How much MORE trouble does running (on foot) from the cops get you?

I’m posting this here as I am sure the answer varies from state to state.

Plus I know we have some officers on this board.

So what is it? A fine? X amount of days in jail?

Misdemeanor? Felony?

Need answer fast?

Depends how fast you run. If you are fast and elusive, you wont get in any trouble unless they either knew who you were already, you left some identifying article, like your passport or your dog, or you’re on cctv somewhere and it’s not one of those grainy useless recordings.

It depends.

I was once on a jury where the defendant would probably not have been noticed enough by the police to be identified as a suspect, had he not run when he saw a police officer. At that time, the victim of the crime had not yet called the police–five minutes later when the description of the suspect was given to the police officer, he immediately said “I’ve seen someone who meets that description” and they were able to find him quickly.

From someone who knows these things, I’m told the penalties for running vary widely depending on the circumstances. Every aspect, from the age of the runner to the particular judge doing the sentencing, will affect the outcome.

Well, if they catch up to you, expect to get a face full of ground and a big, irritated cop on your back. Facial lacerations and broken teeth equals “too much” extra trouble in my book, but I’m a slow runner. Pro tip: Try to run away on grass or maybe the beach.

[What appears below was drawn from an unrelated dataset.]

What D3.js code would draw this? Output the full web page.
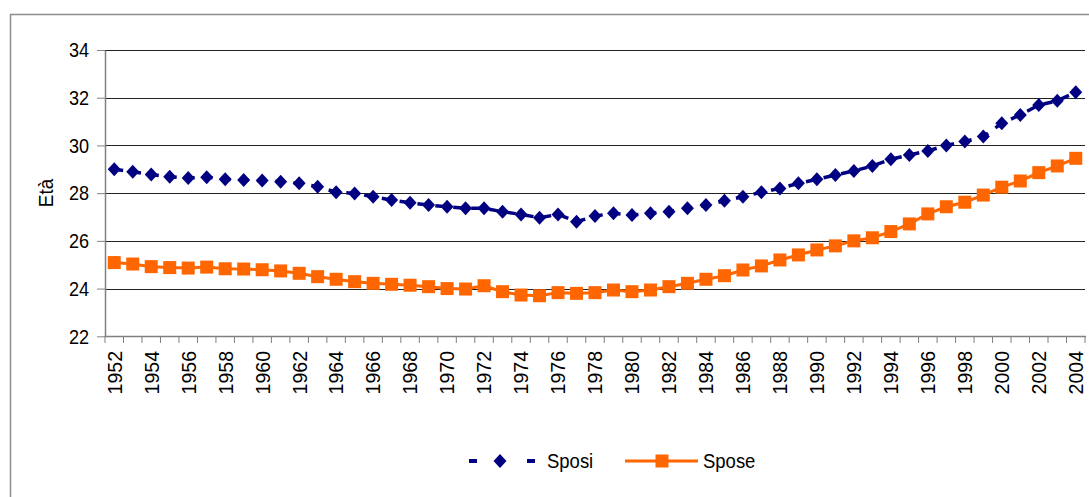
<!DOCTYPE html>
<html>
<head>
<meta charset="utf-8">
<script src="https://cdn.jsdelivr.net/npm/d3@7"></script>
<style>
    html, body { margin: 0; padding: 0; background: #fff; }
    svg { display: block; }
    text { font-family: "Liberation Sans", Arial, sans-serif; fill: #000; }
</style>
</head>
<body>
<div id="chart"></div>
<script>
// categories: years of the marriages
var years = [1952, 1953, 1954, 1955, 1956, 1957, 1958, 1959, 1960, 1961,
             1962, 1963, 1964, 1965, 1966, 1967, 1968, 1969, 1970, 1971,
             1972, 1973, 1974, 1975, 1976, 1977, 1978, 1979, 1980, 1981,
             1982, 1983, 1984, 1985, 1986, 1987, 1988, 1989, 1990, 1991,
             1992, 1993, 1994, 1995, 1996, 1997, 1998, 1999, 2000, 2001,
             2002, 2003, 2004];

// average age of grooms (Sposi)
var sposi = [29.0, 28.9, 28.78, 28.69, 28.63, 28.67, 28.58, 28.55, 28.53, 28.48,
             28.41, 28.27, 28.04, 27.99, 27.85, 27.71, 27.6, 27.5, 27.43, 27.37,
             27.37, 27.22, 27.11, 26.97, 27.11, 26.8, 27.04, 27.16, 27.08, 27.16,
             27.22, 27.37, 27.5, 27.68, 27.85, 28.04, 28.2, 28.41, 28.58, 28.76,
             28.93, 29.14, 29.42, 29.6, 29.77, 30.0, 30.16, 30.37, 30.93, 31.28,
             31.69, 31.87, 32.23];

// average age of brides (Spose)
var spose = [25.09, 25.03, 24.92, 24.88, 24.86, 24.9, 24.83, 24.82, 24.79, 24.74,
             24.64, 24.5, 24.39, 24.29, 24.22, 24.18, 24.14, 24.08, 24.0, 23.98,
             24.12, 23.87, 23.73, 23.7, 23.83, 23.8, 23.83, 23.94, 23.87, 23.94,
             24.08, 24.22, 24.39, 24.54, 24.78, 24.95, 25.2, 25.41, 25.62, 25.79,
             26.0, 26.13, 26.39, 26.71, 27.13, 27.43, 27.62, 27.92, 28.25, 28.51,
             28.86, 29.14, 29.46];

var yTicks = [22, 24, 26, 28, 30, 32, 34];
var xTickLabels = years.filter(function(d) { return d % 2 === 0; });

var W = 1089, H = 497;
var NAVY = "#000080", ORANGE = "#FF6600";
var FS = 21;

// squeeze text a bit, the original font is a narrow one
function narrow(sel, k) {
    sel.each(function() {
        var len = this.getComputedTextLength();
        d3.select(this)
            .attr("textLength", len * k)
            .attr("lengthAdjust", "spacingAndGlyphs");
    });
}

var svg = d3.select("#chart").append("svg")
    .attr("width", W)
    .attr("height", H);

// outer chart frame (runs off the right and bottom edges)
svg.append("rect")
    .attr("x", 10.5).attr("y", 14.5)
    .attr("width", 1200).attr("height", 600)
    .attr("fill", "none")
    .attr("stroke", "#8c8c8c")
    .attr("stroke-width", 1.5);

var x = d3.scaleBand().domain(years).range([105, 1085]);
var y = d3.scaleLinear().domain([22, 34]).range([336.3, 50]);
var cx = function(d, i) { return x(years[i]) + x.bandwidth() / 2; };

// horizontal gridlines
svg.append("g").selectAll("line").data(yTicks.slice(1))
    .enter().append("line")
    .attr("x1", 105).attr("x2", 1085)
    .attr("y1", function(d) { return Math.round(y(d)) + 0.5; })
    .attr("y2", function(d) { return Math.round(y(d)) + 0.5; })
    .attr("stroke", "#222")
    .attr("stroke-width", 1);

// y axis
var yAxis = svg.append("g")
    .attr("transform", "translate(105,0)")
    .call(d3.axisLeft(y).tickValues(yTicks).tickSize(8).tickPadding(8).tickSizeOuter(0));
yAxis.attr("font-family", null).attr("font-size", null);
yAxis.select(".domain").attr("stroke", "#808080").attr("stroke-width", 1.5);
yAxis.selectAll(".tick line").attr("stroke", "#808080");
yAxis.selectAll(".tick text")
    .attr("font-size", FS)
    .attr("fill", "#000")
    .call(narrow, 0.86);

// y title
svg.append("text")
    .attr("transform", "translate(53,193) rotate(-90)")
    .attr("text-anchor", "middle")
    .attr("font-size", FS)
    .text("Età")
    .call(narrow, 0.9);

// x axis line
svg.append("line")
    .attr("x1", 105).attr("x2", 1086)
    .attr("y1", 336.5).attr("y2", 336.5)
    .attr("stroke", "#808080")
    .attr("stroke-width", 1.5);

// x tick marks between categories
svg.append("g").selectAll("line").data(d3.range(years.length + 1))
    .enter().append("line")
    .attr("x1", function(i) { return x.range()[0] + i * x.step(); })
    .attr("x2", function(i) { return x.range()[0] + i * x.step(); })
    .attr("y1", 336).attr("y2", 343)
    .attr("stroke", "#808080");

// x tick labels (even years)
svg.append("g").selectAll("text").data(xTickLabels)
    .enter().append("text")
    .attr("transform", function(d) {
        return "translate(" + (x(d) + x.bandwidth() / 2) + ",351) rotate(-90)";
    })
    .attr("text-anchor", "end")
    .attr("dy", "0.35em")
    .attr("font-size", FS)
    .text(function(d) { return d; })
    .call(narrow, 0.93);

// Sposi: dashed navy line with diamonds
var lineSposi = d3.line().x(cx).y(function(d) { return y(d); });
svg.append("path")
    .datum(sposi)
    .attr("d", lineSposi)
    .attr("fill", "none")
    .attr("stroke", NAVY)
    .attr("stroke-width", 3.5)
    .attr("stroke-dasharray", "9,9");

var diamond = "M0,-7L6.5,0L0,7L-6.5,0Z";
svg.append("g").selectAll("path").data(sposi)
    .enter().append("path")
    .attr("d", diamond)
    .attr("transform", function(d, i) { return "translate(" + cx(d, i) + "," + y(d) + ")"; })
    .attr("fill", NAVY);

// Spose: solid orange line with squares
var lineSpose = d3.line().x(cx).y(function(d) { return y(d); });
svg.append("path")
    .datum(spose)
    .attr("d", lineSpose)
    .attr("fill", "none")
    .attr("stroke", ORANGE)
    .attr("stroke-width", 3);

svg.append("g").selectAll("rect").data(spose)
    .enter().append("rect")
    .attr("x", function(d, i) { return cx(d, i) - 6.5; })
    .attr("y", function(d) { return y(d) - 6.5; })
    .attr("width", 13).attr("height", 13)
    .attr("fill", ORANGE);

// legend
var legend = svg.append("g").attr("transform", "translate(0,461)");
legend.append("line")
    .attr("x1", 469).attr("x2", 535)
    .attr("y1", 0).attr("y2", 0)
    .attr("stroke", NAVY)
    .attr("stroke-width", 4)
    .attr("stroke-dasharray", "8,50");
legend.append("path")
    .attr("d", diamond)
    .attr("transform", "translate(500,0)")
    .attr("fill", NAVY);
legend.append("text")
    .attr("x", 547).attr("y", 0)
    .attr("dy", "0.35em")
    .attr("font-size", FS)
    .text("Sposi")
    .call(narrow, 0.88);

legend.append("line")
    .attr("x1", 625).attr("x2", 698)
    .attr("y1", 0).attr("y2", 0)
    .attr("stroke", ORANGE)
    .attr("stroke-width", 3);
legend.append("rect")
    .attr("x", 655.5).attr("y", -6.5)
    .attr("width", 13).attr("height", 13)
    .attr("fill", ORANGE);
legend.append("text")
    .attr("x", 703).attr("y", 0)
    .attr("dy", "0.35em")
    .attr("font-size", FS)
    .text("Spose")
    .call(narrow, 0.88);
</script>
</body>
</html>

At the least it is Resisting Arrest. 1000 fine and an extra year, in California. But that can cover some pretty minor stuff; I don’t know if ‘fleeing’ is another charge in itself or what.

As Taomist said, it’s generally going to fall under Resisting Arrest. In NY, it’s a Class A Misdemeanor, which means you can get up to a year in prison.

It depends.

I think it gets you shot. So if you were up for the death penalty anyway, that’s probably better, but if not, it’s probably not worth it?

You could tear a hamstring, maybe sprain an ankle. Probably more likely to get a stitch in your side. Or maybe that bullet.

Running away gets you shot?

What does running towards the cops get you? Hung, drawn and quartered?

One kid, Timothy Thomas, from Cincinnati ran and the cops chased him. They cornered him in a dark alley, he turned around, and an officer shot him, saying it appeared he was reaching for a weapon. He didn’t have one on him. A 4-day riot ensued.

That is one reason why you don’t run from the cops.

As Chris Rock says, if the cops have to chase you, they’re bringin’ an ass whoopin’ with them.

Fair enough. In America if you run away from the cops they will shot you. That is one reason why you don’t run from the cops.

The police in America won’t shoot you if you run away.

But if you turn around, your hands had better be empty, over your head and with the fingers spread wide. Police get nervous when you stop and turn around. They have a split second to decide on your intentions. Anything in your hands can lead them to the wrong conclusion.

Not true. If you are running away, then you are not a physical threat, and they should not shoot you.

Real life is not the same as movies and TV…

My sister ran from the cops. I think she was about 14 at the time. Nothing super huge–she and her friend had tried to split a beer while hiding in a park, and an off-duty police officer spotted them. They took off, got caught, and my mom had to pick her up at the police station.

Eventually, my sister just got some…youth service thingie. But when we went to pick her up at the police station, I said, “I’m not mad that you ran from the police. I’m mad that you ran from a police car down the street, and not between the houses.”

I mean, seriously, if you’re going to do something amazingly dumb, at least be smart about it.

Is SCOTUS like real life? Because they, in a case about a 15-year-old unarmed robbery suspect, said it was totes cool to shoot fleeing felons.

Cite? I have a feeling you are putting your own spin on some case that isn’t really there. Rules about when shooting a fleeing suspect were solidified by the ruling in Tennessee v Garner 1985: “Law enforcement officers pursuing an unarmed suspect may use deadly force to prevent escape only if the officer has probable cause to believe that the suspect poses a significant threat of death or serious physical injury to the officer or others.” As far as I know there has been nothing to weaken that precedent.